Jeremy Pate, Fayetteville's Development Services director, said the apartment complexes reflect what residents said they wanted when the city adopted a downtown master plan in 2004.

"Infill was the No. 1 priority," Pate said. "This is infill development in sites that were either undeveloped or underdeveloped. We feel like the principle is being met."

All of the construction doesn't seem to be affecting occupancy rates at other large apartment complexes.

Average occupancy at complexes with more than 50 units was 96.5 percent in Washington and Benton counties at year's end, down just slightly from 97 percent in 2012, according to a 2013 market analysis published by CBRE | Northwest Arkansas in January.

Average rental rates were $572 per month, a $19, or 3.3 percent increase, compared to 2012.

CBRE's report predicted continued apartment growth in the region as university enrollment soars.

"Multifamily just kind of seems to be the leader for where most commercial real estate investors want to put their money," said Brian Donahue, CBRE senior associate. "There just seems to be a large amount of capital nationwide chasing apartment deals."

Construction is beginning on a 487-unit apartment complex called The Trails at Rainbow Curve in Bentonville.

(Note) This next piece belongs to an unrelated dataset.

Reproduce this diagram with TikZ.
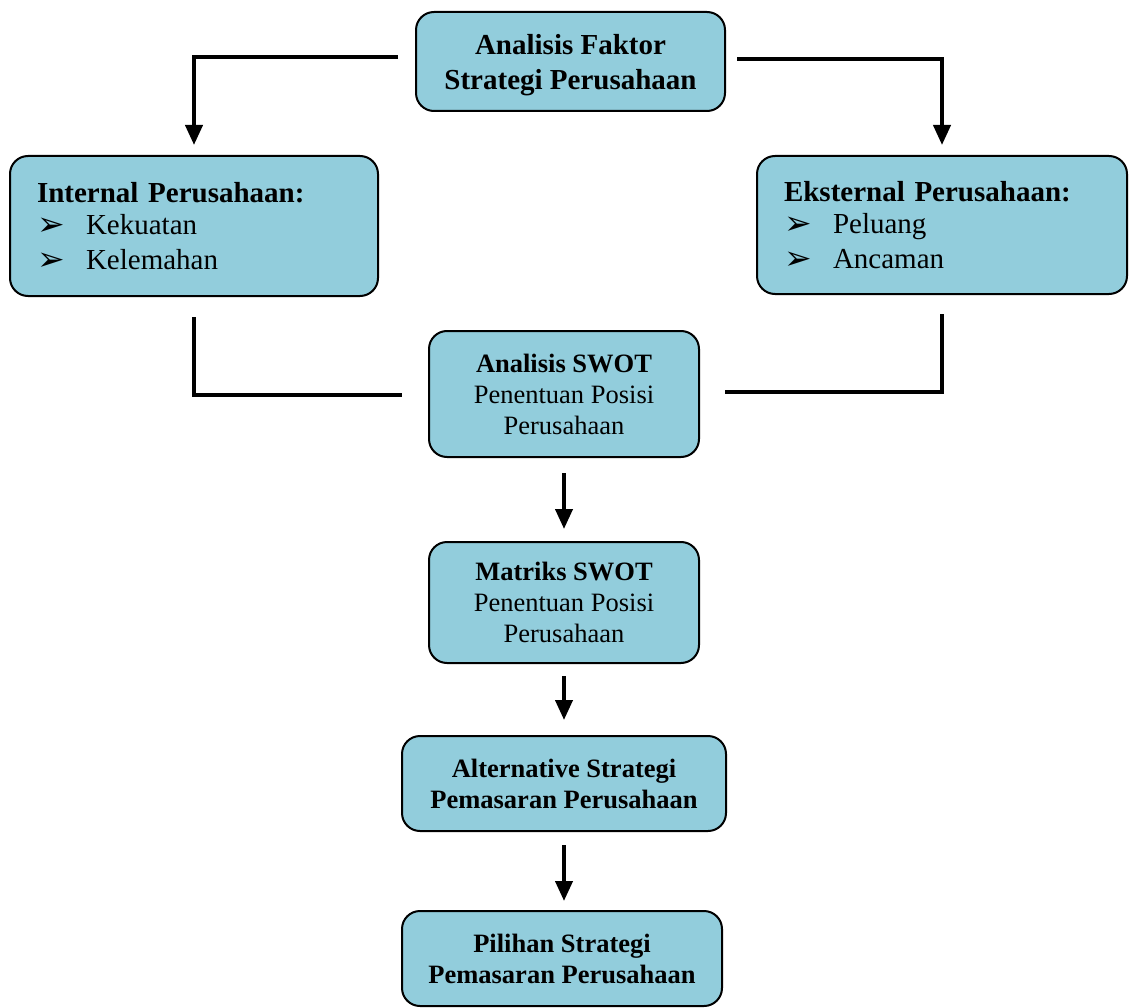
\documentclass[tikz,border=0pt]{standalone}
\usepackage{fontspec}
\setmainfont{Liberation Serif}
\newfontfamily\symfont{DejaVu Sans}
\usepackage{tikz}
\usetikzlibrary{positioning, calc}
\usetikzlibrary{arrows.meta}

\newcommand{\bul}{\raisebox{-1pt}{\symfont\fontsize{33}{33}\selectfont ➢}}
\newcommand{\bitem}[1]{\makebox[49pt][l]{\bul}#1}

\begin{document}
\begin{tikzpicture}[x=1pt, y=-1pt, >={Triangle[length=20pt,width=17pt]}, line width=4pt]
        % Define colors
        \definecolor{boxblue}{HTML}{92CDDC}

        % Styles
        \tikzset{
            box/.style={draw=black, fill=boxblue, line width=2pt, rounded corners=18pt, inner sep=0pt, align=center},
            bigtext/.style={font=\fontsize{29}{35}\selectfont},
            smalltext/.style={font=\fontsize{26.5}{31}\selectfont},
            sidebox/.style={box, bigtext, align=left, text width=#1, inner xsep=27pt}
        }

        \useasboundingbox (0,0) rectangle (1129,1008);

        % Nodes
        \node[box, bigtext, minimum width=309pt, minimum height=99pt] (top) at (570.5,61.5)
            {\rule{0pt}{28pt}\textbf{Analisis Faktor}\\\textbf{Strategi Perusahaan}};
        \node[sidebox=314pt, minimum width=368pt, minimum height=140pt] (intern) at (194,226)
            {\textbf{Internal Perusahaan:}\\[-3pt]\bitem{Kekuatan}\\\bitem{Kelemahan}};
        \node[sidebox=316pt, minimum width=370pt, minimum height=138pt] (ekstern) at (942,225)
            {\textbf{Eksternal Perusahaan:}\\[-3pt]\bitem{Peluang}\\\bitem{Ancaman}};

        \node[box, smalltext, minimum width=270pt, minimum height=126pt] (swot) at (564,394)
            {\textbf{Analisis SWOT}\\Penentuan Posisi\\Perusahaan};
        \node[box, smalltext, minimum width=270pt, minimum height=121pt, below=83pt of swot] (matriks)
            {\textbf{Matriks SWOT}\\Penentuan Posisi\\Perusahaan};
        \node[box, smalltext, minimum width=324pt, minimum height=95pt, below=71pt of matriks] (alt)
            {\textbf{Alternative Strategi}\\\textbf{Pemasaran Perusahaan}};
        \node[box, smalltext, minimum width=320pt, minimum height=95pt, below=78pt of alt, xshift=-2pt] (pilih)
            {\textbf{Pilihan Strategi}\\\textbf{Pemasaran Perusahaan}};

        % Free ends of the side connectors
        \coordinate (tl) at (398,57);
        \coordinate (tr) at (737,59);
        \coordinate (bl) at (402,395);
        \coordinate (br) at (725,392);

        % Edges
        \draw[->] (tl) -| ([yshift=10pt]intern.north);
        \draw[->] (tr) -| ([yshift=10pt]ekstern.north);
        \draw ([yshift=-20pt]intern.south) |- (bl);
        \draw ([yshift=-19pt]ekstern.south) |- (br);
        \draw[->] ([yshift=-15pt]swot.south) -- ([yshift=12pt]matriks.north);
        \draw[->] ([yshift=-12pt]matriks.south) -- ([yshift=15pt]alt.north);
        \draw[->] ([yshift=-13pt]alt.south) -- ([yshift=9pt,xshift=2pt]pilih.north);
    \end{tikzpicture}
\end{document}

Rogers planning commissioners in January approved plans for a 200-unit complex called Promenade Point.

The Vue, across Martin Luther King Jr. Boulevard from Fayetteville High School, was a partnership between University Student Living in New Jersey and ParkGreen Properties in Houston. University House, at King Boulevard and Beechwood Avenue, was built by Houston-based Asset Campus Housing and then sold to Inland American Communities Group of Dallas for about $42 million in July 2013, according to Washington County property records. Sterling Frisco is a joint venture between Fayetteville-based Specialized Real Estate Group and The Dinerstein Companies.

Developers of the three projects spent more than $110 million on construction alone, according to building permit applications filed with the city.

"That's boom town mentality," said Steve Clark, president and CEO of the Fayetteville Chamber of Commerce. Clark didn't provide specific employment numbers, but said dozens of jobs have been created for leasing agents, property managers and temporary construction workers.

"Even if they're here just 90, 150 days, they're buying gasoline, food and entertainment," he said.

According to Fayetteville records, last year's apartment projects paid the city about $404,000 in parkland dedication fees; $290,000 in building permit fees; $277,000 in water and sewer impact fees; and $192,000 in fire and police impact fees. And development means more property tax money for the city, Washington County and the Fayetteville School District.

Five other complexes with more than 200 bedrooms are under construction or in the planning stages in Fayetteville.

Clark, the chamber president, said demand for apartments hasn't yet been supplied. Clark said he's not sure where the tipping point is when developers run the risk of building complexes that go unfilled.

"We try to say to folks, 'Just because it looks like it's a red-hot market, look to see if there's some cooling impact,' because there may be," he said.